Lee J. Strang (Georgetown Center for the Constitution; University of Toledo College of Law) has posted Blunting the Instability Critique: Original Meaning Originalism and Computer-Assisted Research Techniques on SSRN. Here is the abstract:
In this Article, I bring together a widely observed phenomenon — the theoretical move toward original meaning originalism — with an unnoticed phenomenon — the use of computer-assisted research technologies and techniques (“CART”) in originalism. I argue that originalists’ conceptual move toward original meaning originalism, when coupled with their adoption of CART, will reduce the force of the Instability Critique — the claim that originalism’s reliance on history makes any resulting constitutional law unstable. Computer-assisted research techniques reduce legal instability by increasing the degree of epistemic determinacy of the foundational aspect of originalist analysis: the recovery of language conventions contemporary with ratification of the constitutional text.
Originalism rests on the premise that it is able to ascertain the Constitution’s original meaning with reasonable accuracy. This will lead to a number of virtues, one of which is thatoriginalism leads to relative stability in constitutional law. It does so by tying constitutional interpretation, and resulting constitutional law, to the Constitution’s determinate original meaning.
A recurring criticism of originalism is that, on the contrary, originalism leads to instability in constitutional law. Originalism leads to instability because it depends on an activity — the recovery of the Constitution’s meaning via the methods of history — that cannot bear the weight. Instead, the critics argue, the Constitution’s meaning is either unrecoverable in principle or, if it is recoverable, interpreters’ understanding of that meaning is necessarily subject to modification. Thus, even assuming good faith and diligent research, the criticism goes,originalism will inevitably lead to fluctuating constitutional meaning.

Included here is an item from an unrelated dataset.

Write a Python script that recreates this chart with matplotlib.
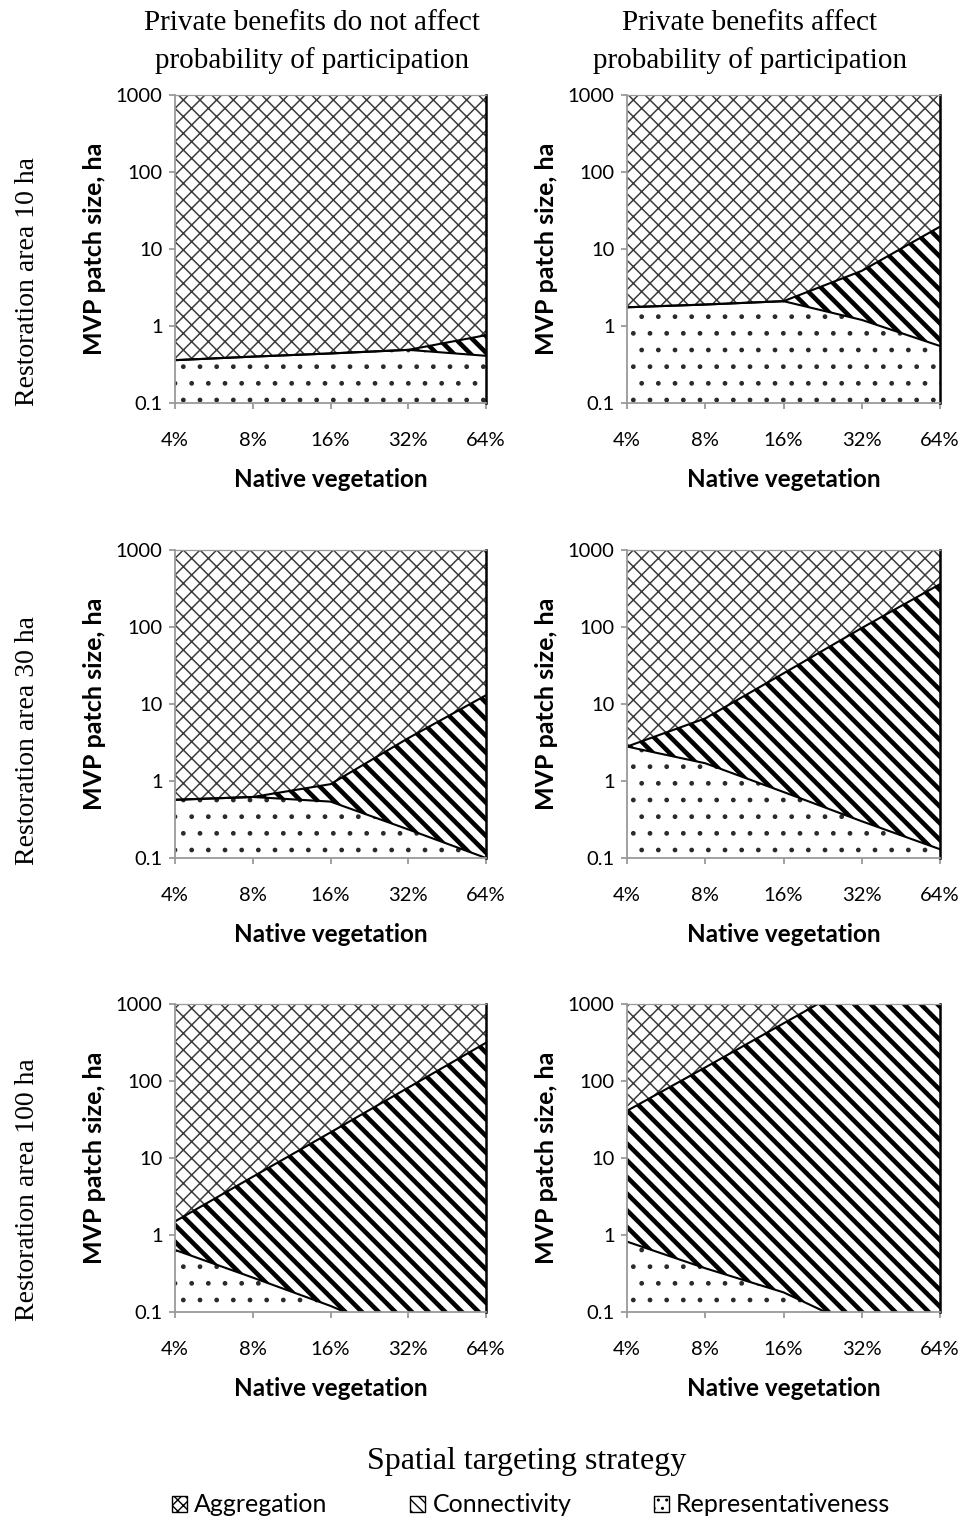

In response to this criticism, originalists made a major conceptual move: they rearticulated originalism as original meaning originalism in place of original intent originalism. Originalists now focused on the constitutional text’s public meaning, when it was adopted. In this Article, I build on that conceptual move, and I tie it to a modification to the method of historical research for originalism that will make the process more accurate, thereby blunting the Instability Critique’s force. In particular, I argue that original meaning originalism’s focus on the text’s conventional meaning at the time of ratification, coupled with now-widely available CART, diminishes the force of the nonoriginalist Instability Critique, identified above.
The language conventions contemporary with the Framing and Ratification are the building block of original meaning. Computer-assisted research permits — in a way unassisted techniques did not — the relatively easy and relatively accurate recovery of these language conventions. Originalism’s conceptual change, combined with this change in how originalists perform research, provides (much of) the interpretative stability claimed by originalists. However, CART will not eliminate the Instability Critique in five situations, which I describe.